Another option is to machine a single block of metal to hold the opposed pair of tapered pin roller bearings and mount that to the frame. It will require machining the shaft to have steps and threads that will permit the bearings to be preloaded so they do not self-destruct and ensure they run true (castellated nut with cotter pin to press on one bearing in housing and step in shaft to press on the other bearing).

Probably a few more methods, but none are immediately coming to mind.

djbutter22
05-24-2015, 09:42 PM
Ok that is exactly what I needed to hear. I'm going to rebuild the frame and add some plate in the middle to mount the pillow blocks to. This will spread them about 12-15" apart from each other. The guy I was buying the bearings from told me that as long as I had 2 , they wouldn't slip so I mounted them next to each other. I will report back with success or failure

jwatte
05-25-2015, 12:32 AM
Tician: Why the castellated nut with cotter pin, instead of a shaft collar?

tician
05-25-2015, 03:06 AM
Tician: Why the castellated nut with cotter pin, instead of a shaft collar?
Partly because I'm paranoid, but mostly: if you're going to the trouble of machining a housing for taper roller bearings that require quite a bit of constant preload to not self-destruct, why not secure it proper? Stepped shaft, castellated nut and cotter pin means you can torque it down to ensure full seating of the bearings and races, back off the nut, then torque down again to the required preload; all without worrying about losing preload because the collar slipped or you didn't compress the bearings hard enough before tightening the collar.

Since the shaft is not transmitting power, the 'best' way would be a fixed shaft (preferably short as possible and machined from/into larger assembly attached to frame/suspension) and free-spinning hub with the drive and track sprockets.
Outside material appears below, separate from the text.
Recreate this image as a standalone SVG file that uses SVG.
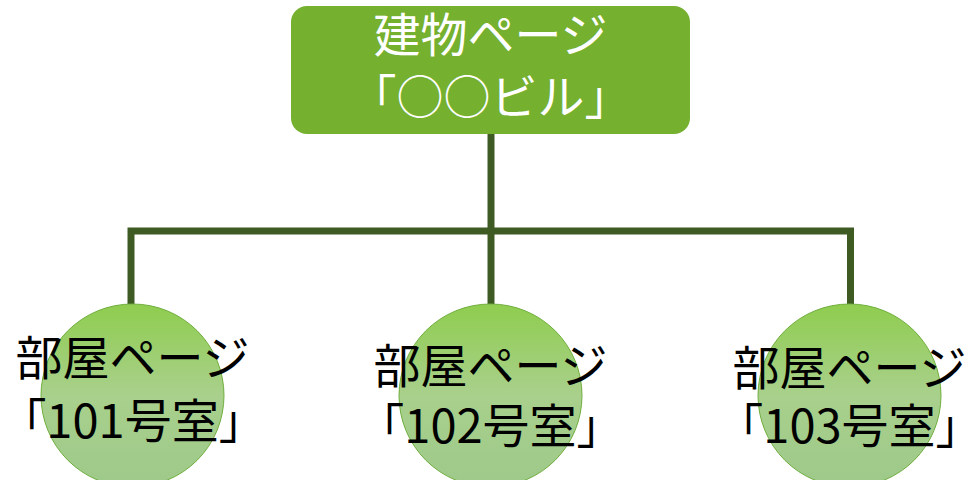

No continuous rotation of the 'too small diameter' and/or excessively cantilevered shaft means no (or at least far less regular) cyclical tension/compression loading that will often cause rapid fatigue failure like happened with Mule (http://forums.trossenrobotics.com/showthread.php?4314-More-Mule-then-Rover/page12) (which had it all: too small diameter for supporting bot's weight, too long/cantilevered, and transmitting power); just the usual shock stresses from the terrain and you can easily make the shaft/assembly larger/stronger to compensate and/or add suspension and/or just go slower.

jwatte
05-25-2015, 01:10 PM
bearings that require quite a bit of constant preload to not self-destruct

I see -- I read up some more on the tapered-pin bearings, and now understand why they need pre-load. (Being a mechanics n00b, I've just used ball bearings pressed into machined blocks before.) Thanks!

Sounds like a dead shaft would be ideal for djbutter22, if he has access to the necessary resources.

tician
05-25-2015, 01:30 PM
Even ball bearings can require a bit of preload for high precision operation. If you have any easily rebuildable stepper motors (NEMA sizes, not pancakes), you should usually find a wave washer, or similar device, at one end of the motor pressing on the bearings to ensure the bearings always run true. Remove the washer and that tiny bit of play in the bearings will often be enough to let the magnets in the rotor stick to the stator and prevent proper operation.